## GIVEN INSTRUCTION:
Write out each line that follows exactly as it stands, without the pictures.

## DATA:
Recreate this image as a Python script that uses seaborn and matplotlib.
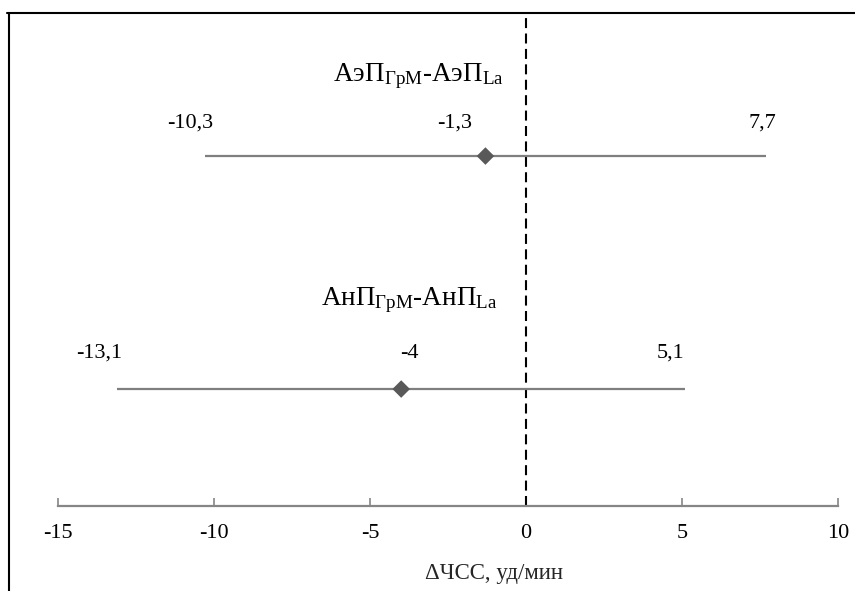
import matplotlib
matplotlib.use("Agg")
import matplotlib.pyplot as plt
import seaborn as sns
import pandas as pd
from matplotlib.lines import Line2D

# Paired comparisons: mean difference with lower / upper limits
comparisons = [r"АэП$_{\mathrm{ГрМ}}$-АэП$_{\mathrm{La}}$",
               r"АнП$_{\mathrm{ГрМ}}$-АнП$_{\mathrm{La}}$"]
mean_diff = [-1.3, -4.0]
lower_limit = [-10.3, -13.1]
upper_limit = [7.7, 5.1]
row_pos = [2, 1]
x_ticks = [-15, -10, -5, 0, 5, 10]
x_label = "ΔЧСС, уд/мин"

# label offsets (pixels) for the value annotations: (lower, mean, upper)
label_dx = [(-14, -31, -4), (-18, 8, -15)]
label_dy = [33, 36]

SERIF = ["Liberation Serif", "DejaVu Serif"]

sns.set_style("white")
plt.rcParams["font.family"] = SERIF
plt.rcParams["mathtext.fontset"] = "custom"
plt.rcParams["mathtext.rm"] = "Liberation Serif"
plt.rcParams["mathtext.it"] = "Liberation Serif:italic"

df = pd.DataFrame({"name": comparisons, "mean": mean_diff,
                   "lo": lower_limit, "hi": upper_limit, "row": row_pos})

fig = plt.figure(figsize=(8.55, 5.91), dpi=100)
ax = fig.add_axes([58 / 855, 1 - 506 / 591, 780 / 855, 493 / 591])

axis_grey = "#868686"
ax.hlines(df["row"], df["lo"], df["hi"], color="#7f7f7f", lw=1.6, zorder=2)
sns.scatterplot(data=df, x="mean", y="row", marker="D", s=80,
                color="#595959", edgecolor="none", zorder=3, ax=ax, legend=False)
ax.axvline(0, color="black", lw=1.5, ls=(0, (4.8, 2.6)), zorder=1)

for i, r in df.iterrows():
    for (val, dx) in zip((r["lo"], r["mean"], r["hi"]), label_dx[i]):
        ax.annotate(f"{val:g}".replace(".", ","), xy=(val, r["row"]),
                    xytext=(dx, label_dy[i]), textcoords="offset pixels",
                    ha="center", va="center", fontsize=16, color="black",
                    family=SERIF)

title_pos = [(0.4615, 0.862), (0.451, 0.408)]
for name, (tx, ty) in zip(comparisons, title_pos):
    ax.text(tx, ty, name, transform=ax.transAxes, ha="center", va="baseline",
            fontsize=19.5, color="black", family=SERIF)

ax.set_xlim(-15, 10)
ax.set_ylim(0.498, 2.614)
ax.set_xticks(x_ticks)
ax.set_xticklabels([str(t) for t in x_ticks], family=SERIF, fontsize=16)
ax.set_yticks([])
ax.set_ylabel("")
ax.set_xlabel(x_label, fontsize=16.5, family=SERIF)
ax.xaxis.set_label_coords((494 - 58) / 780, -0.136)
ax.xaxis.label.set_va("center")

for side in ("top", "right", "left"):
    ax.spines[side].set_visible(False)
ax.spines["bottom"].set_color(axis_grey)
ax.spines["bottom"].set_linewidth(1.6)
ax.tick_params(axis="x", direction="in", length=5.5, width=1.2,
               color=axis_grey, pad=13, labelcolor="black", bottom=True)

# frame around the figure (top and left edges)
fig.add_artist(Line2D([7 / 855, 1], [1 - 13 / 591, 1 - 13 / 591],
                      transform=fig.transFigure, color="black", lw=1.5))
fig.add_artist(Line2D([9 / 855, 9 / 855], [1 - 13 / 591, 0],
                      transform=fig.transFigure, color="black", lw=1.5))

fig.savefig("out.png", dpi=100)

## FINAL ANSWER:
Recreate this image as a Python script that uses seaborn and matplotlib.
import matplotlib
matplotlib.use("Agg")
import matplotlib.pyplot as plt
import seaborn as sns
import pandas as pd
from matplotlib.lines import Line2D

# Paired comparisons: mean difference with lower / upper limits
comparisons = [r"АэП$_{\mathrm{ГрМ}}$-АэП$_{\mathrm{La}}$",
               r"АнП$_{\mathrm{ГрМ}}$-АнП$_{\mathrm{La}}$"]
mean_diff = [-1.3, -4.0]
lower_limit = [-10.3, -13.1]
upper_limit = [7.7, 5.1]
row_pos = [2, 1]
x_ticks = [-15, -10, -5, 0, 5, 10]
x_label = "ΔЧСС, уд/мин"

# label offsets (pixels) for the value annotations: (lower, mean, upper)
label_dx = [(-14, -31, -4), (-18, 8, -15)]
label_dy = [33, 36]

SERIF = ["Liberation Serif", "DejaVu Serif"]

sns.set_style("white")
plt.rcParams["font.family"] = SERIF
plt.rcParams["mathtext.fontset"] = "custom"
plt.rcParams["mathtext.rm"] = "Liberation Serif"
plt.rcParams["mathtext.it"] = "Liberation Serif:italic"

df = pd.DataFrame({"name": comparisons, "mean": mean_diff,
                   "lo": lower_limit, "hi": upper_limit, "row": row_pos})

fig = plt.figure(figsize=(8.55, 5.91), dpi=100)
ax = fig.add_axes([58 / 855, 1 - 506 / 591, 780 / 855, 493 / 591])

axis_grey = "#868686"
ax.hlines(df["row"], df["lo"], df["hi"], color="#7f7f7f", lw=1.6, zorder=2)
sns.scatterplot(data=df, x="mean", y="row", marker="D", s=80,
                color="#595959", edgecolor="none", zorder=3, ax=ax, legend=False)
ax.axvline(0, color="black", lw=1.5, ls=(0, (4.8, 2.6)), zorder=1)

for i, r in df.iterrows():
    for (val, dx) in zip((r["lo"], r["mean"], r["hi"]), label_dx[i]):
        ax.annotate(f"{val:g}".replace(".", ","), xy=(val, r["row"]),
                    xytext=(dx, label_dy[i]), textcoords="offset pixels",
                    ha="center", va="center", fontsize=16, color="black",
                    family=SERIF)

title_pos = [(0.4615, 0.862), (0.451, 0.408)]
for name, (tx, ty) in zip(comparisons, title_pos):
    ax.text(tx, ty, name, transform=ax.transAxes, ha="center", va="baseline",
            fontsize=19.5, color="black", family=SERIF)

ax.set_xlim(-15, 10)
ax.set_ylim(0.498, 2.614)
ax.set_xticks(x_ticks)
ax.set_xticklabels([str(t) for t in x_ticks], family=SERIF, fontsize=16)
ax.set_yticks([])
ax.set_ylabel("")
ax.set_xlabel(x_label, fontsize=16.5, family=SERIF)
ax.xaxis.set_label_coords((494 - 58) / 780, -0.136)
ax.xaxis.label.set_va("center")

for side in ("top", "right", "left"):
    ax.spines[side].set_visible(False)
ax.spines["bottom"].set_color(axis_grey)
ax.spines["bottom"].set_linewidth(1.6)
ax.tick_params(axis="x", direction="in", length=5.5, width=1.2,
               color=axis_grey, pad=13, labelcolor="black", bottom=True)

# frame around the figure (top and left edges)
fig.add_artist(Line2D([7 / 855, 1], [1 - 13 / 591, 1 - 13 / 591],
                      transform=fig.transFigure, color="black", lw=1.5))
fig.add_artist(Line2D([9 / 855, 9 / 855], [1 - 13 / 591, 0],
                      transform=fig.transFigure, color="black", lw=1.5))

fig.savefig("out.png", dpi=100)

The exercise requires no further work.